«Одна из главных проблем жизни состоит, в том, что мы не способны испытывать несмешанные эмоции. Нам всегда что-нибудь нравится во враге и не нравится в друге. Из-за этой неопределенности мы раньше времени стареем, а на лбу и вокруг глаз у нас появляются морщины. Если бы мы могли любить и ненавидеть так же искренне, как ши, то, возможно, стали бы долгожителями. Но пока этого не произошло, их неустанные радости и горести будут составлять для нас львиную долю их привлекательности». Так писал в эссе «Неутомимые» Уильям Батлер Йейтс (1865-1939).
Он сформировался как поэт и эссеист еще в 1880-е годы и стал одной из заметных фигур на викторианском литературном небосклоне, принял активное участие в английском движении символистов, заинтересовался декадентами, поднял на щит «Ирландское литературное возрождение», вступил в несколько эзотерических орденов и даже был из одного исключен. В начале ХХ века он оказывается уже среди самых ярких деятелей английского модерна (секретарем у него служит Эзра Паунд, вместе с которым Йейтс принимает участие в судьбе Т. С. Элиота), переживает его расцвет и, в конце жизни, пишет самые сильные поэтические произведения.
Отец Йейтса был англичанином, художником-прерафаэлистом, предки матери были ирландскими торговцами, и происхождение писателя во многом определило круг тем и проблем его творчества. С одной стороны, Йейтс всю жизнь оставался пламенным патриотом Ирландии (он даже стал сенатором Свободного государства), с другой стороны – оставался плотью от плоти английской культуры и весьма отрицательно относился к гэльскому ура-патриотизму. «Личная религия и мифология» Йейтса уходила корнями в ирландские мифы и легенды, но его творчество, особенно в поздний период, было обращено к космополитичным интеллектуалам Европы. Йейтса восхищал и привлекал ирландский гэлик, но он так и не выучил его: «Моя душа воспитана Шекспиром, Спенсером и Блейком, возможно, Уильямом Моррисом и английским языком, на котором я думаю, разговариваю и пишу». Так Йейтс стал своего рода мостом, который вывел ирландскую культуру из «кельтских сумерек» и включил её в общеевропейский контекст.
Из детских впечатлений и услышанных от крестьян фольклорных рассказов и берет начало страстная любовь Йейтса к ирландским мифам, легендам и волшебным сказкам.
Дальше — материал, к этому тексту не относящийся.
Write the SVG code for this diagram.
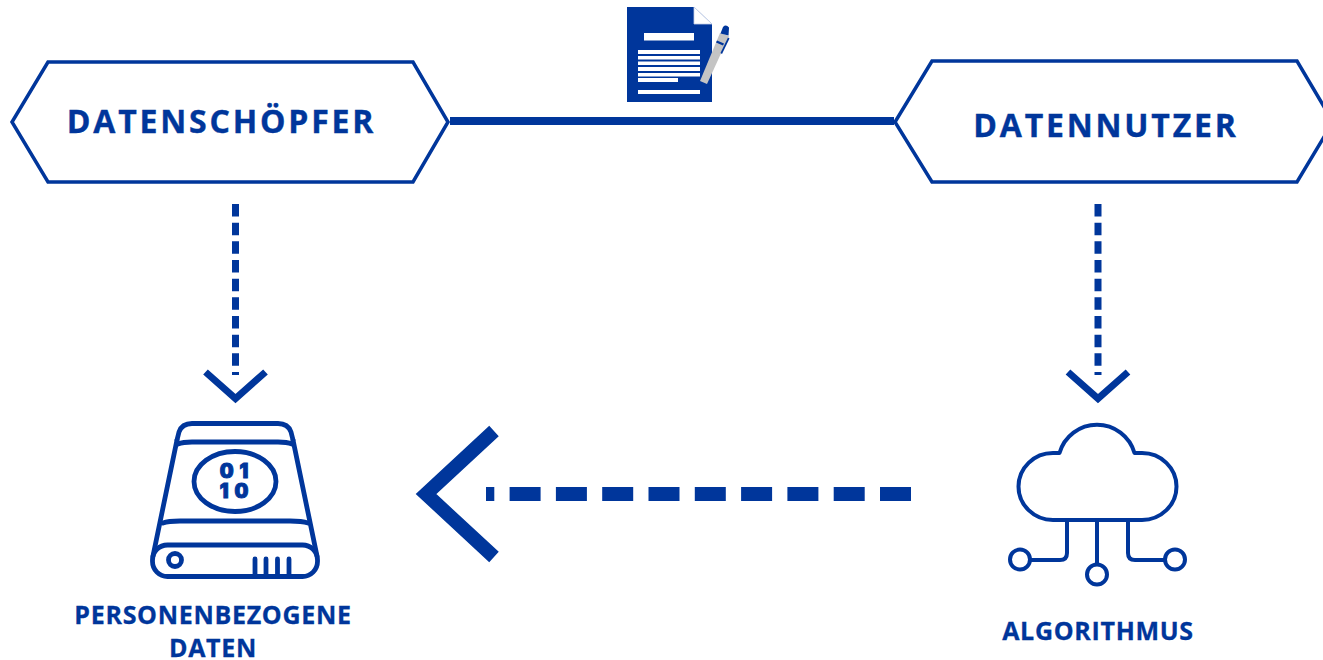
<svg xmlns="http://www.w3.org/2000/svg" width="1323" height="660" viewBox="0 0 1323 660">
<style>
.hex{fill:#fff;stroke:#00369b;stroke-width:3.500}
.title{font-family:"Open Sans","Noto Sans",sans-serif;font-weight:700;font-size:32px;letter-spacing:2.800px;fill:#00369b;stroke:#00369b;stroke-width:0.400;text-anchor:middle}
.label{font-family:"Open Sans","Noto Sans",sans-serif;font-weight:700;font-size:25px;letter-spacing:0.700px;fill:#00369b;stroke:#00369b;stroke-width:0.300;text-anchor:middle}
.bits{font-family:Inter,"Open Sans",sans-serif;font-weight:900;font-size:19.500px;letter-spacing:6px;fill:#00369b;stroke:#00369b;stroke-width:1;text-anchor:middle}
.ln{fill:none;stroke:#00369b;stroke-width:4.800;stroke-linecap:round;stroke-linejoin:round}
.ln4{fill:none;stroke:#00369b;stroke-width:4;stroke-linecap:round;stroke-linejoin:round}
.w{fill:#fff}
.b{fill:#00369b}
</style>
<rect width="1323" height="660" fill="#fff"/>
<g id="connectors">
<line x1="450" y1="121" x2="894" y2="121" stroke="#00369b" stroke-width="8"/>
<line x1="235.500" y1="204" x2="235.500" y2="375" stroke="#00369b" stroke-width="7" stroke-dasharray="12.500 6.170"/>
<path d="M205.500 372L235.500 398.500L265.500 372" fill="none" stroke="#00369b" stroke-width="7"/>
<line x1="1098" y1="204" x2="1098" y2="375" stroke="#00369b" stroke-width="7" stroke-dasharray="12.500 6.170"/>
<path d="M1068 372L1098 398.500L1128 372" fill="none" stroke="#00369b" stroke-width="7"/>
<line x1="911" y1="494" x2="486" y2="494" stroke="#00369b" stroke-width="14" stroke-dasharray="31 15.300"/>
<path d="M494 431L426 494L494 557" fill="none" stroke="#00369b" stroke-width="14"/>
</g>
<g id="datenschoepfer">
<polygon class="hex" points="48,62 413,62 448,122 413,182 48,182 12,122"/>
<text class="title" x="221.500" y="132.500">DATENSCHÖPFER</text>
</g>
<g id="datennutzer">
<polygon class="hex" points="932,61 1297,61 1333,122 1297,182 932,182 895,122"/>
<text class="title" x="1106" y="136.500">DATENNUTZER</text>
</g>
<g id="vertrag">
<path class="b" d="M627 7H694L712 24V102H627Z"/>
<path d="M694 7L712 24H694Z" fill="#fff" stroke="#c5d0e8" stroke-width="0.800"/>
<rect class="w" x="644" y="33" width="50" height="7.500"/>
<rect class="w" x="638" y="50" width="62" height="4"/>
<rect class="w" x="638" y="56" width="62" height="3.500"/>
<rect class="w" x="638" y="61.500" width="62" height="3.500"/>
<rect class="w" x="638" y="67" width="62" height="4"/>
<rect class="w" x="638" y="73" width="62" height="3.500"/>
<rect class="w" x="638" y="78" width="40" height="4"/>
<rect class="w" x="638" y="90" width="62" height="4"/>
<path d="M720 33L729 36L707 84L700 81Z" fill="#c4c4c4"/>
<path d="M720.500 33.500L723 27Q726 24 729 27.500L728.500 35.500Z" class="b"/>
<path d="M717 40.500L724 43.500L723 45.500L716 42.500Z" class="b"/>
<path d="M728 37.500L729.500 38.500L722 54L720.500 53Z" class="b"/>
</g>
<g id="personenbezogene-daten">
<path class="ln" d="M177 440L179 432Q182 423.500 192 423.500H278Q288 423.500 291 432L293 440"/>
<path class="ln" d="M178 444Q183 442 192 442H278Q287 442 292 444"/>
<path class="ln" d="M177 440L153 556"/>
<path class="ln" d="M293 440L317 556"/>
<path class="ln" d="M163 523Q168 521 180 521H290Q302 521 308 523"/>
<ellipse class="ln" cx="235" cy="481.500" rx="41" ry="30"/>
<rect class="ln" x="152.500" y="545" width="165" height="31.500" rx="15" ry="15"/>
<circle class="ln" cx="175" cy="560" r="6.500"/>
<path class="ln" d="M255 559V575M266 559V575M277.500 559V575M289 559V575"/>
<text class="bits"><tspan x="237" y="478">01</tspan><tspan x="237" y="498">10</tspan></text>
<text class="label"><tspan x="213" y="623.500">PERSONENBEZOGENE</tspan><tspan x="213" y="656.500">DATEN</tspan></text>
</g>
<g id="algorithmus">
<path class="ln4" d="M1053 520H1142A34.500 33.500 0 0 0 1142 453H1134.500A39 39 0 0 0 1059.500 453H1053A34.500 33.500 0 0 0 1053 520Z"/>
<path class="ln4" d="M1067 520V553Q1067 560 1060 560H1031"/>
<path class="ln4" d="M1128 520V553Q1128 560 1135 560H1164"/>
<path class="ln4" d="M1097 520V564"/>
<circle class="ln4" cx="1020" cy="559.500" r="10"/>
<circle class="ln4" cx="1175" cy="559.500" r="10"/>
<circle class="ln4" cx="1097" cy="574.500" r="10"/>
<text class="label" x="1098" y="640">ALGORITHMUS</text>
</g>
</svg>
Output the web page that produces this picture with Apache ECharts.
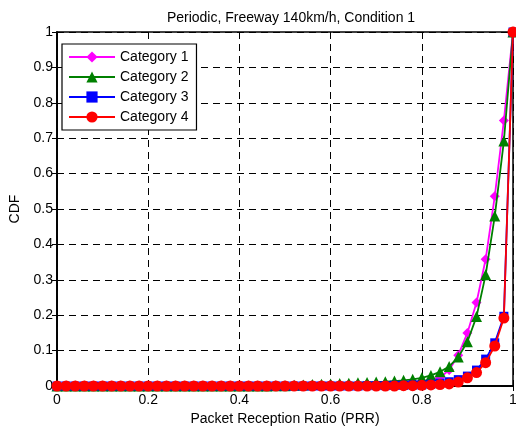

Именно там он впервые встретился с народом холмов, который для местных жителей обладал куда большей реальностью, чем ангелы или черти. («Каким бы скептиком человек ни был, он все равно верит в фейри, потому что… “это само собой разумеется”») Ши и «дикие духи» Древней Ирландии не теряли для писателя привлекательности – и реальности! – на протяжении всей его жизни. В конце концов он даже поселился в доме, построенном на месте древних развалин Тор Баллили, с которыми связаны предания о народе холмов. Не случайно первым опубликованным стихотворением Йейтса стала «Песнь фейри» (1885), и не случайно три года спустя он говорил, что его поэзия «почти без исключения является бегством от реальности в волшебную страну и призывом к такому побегу» (как не вспомнить толкинское «бегство от действительности» – одну из главных функций любой «волшебной истории!»)
Увлечению «древнейшим наследием ирландского народа» немало способствовала мечтательная натура визионера. Под впечатлением от увиденного или услышанного Йейтс мог видеть чрезвычайно яркие картины, так что герои древних песен и в самом деле зримо проходили перед ним. «Порой, ограждая себя от низменных влечений и на время забывая о беспокойстве, я вижу сны наяву – то блеклые и призрачные, то такие же яркие и осязаемые, как окружающий нас материальный мир. Но, блеклые они или яркие, я все равно не в силах хоть в чем-то их изменить. Они своевольно носятся взад и вперед и подчиняются лишь собственным законам».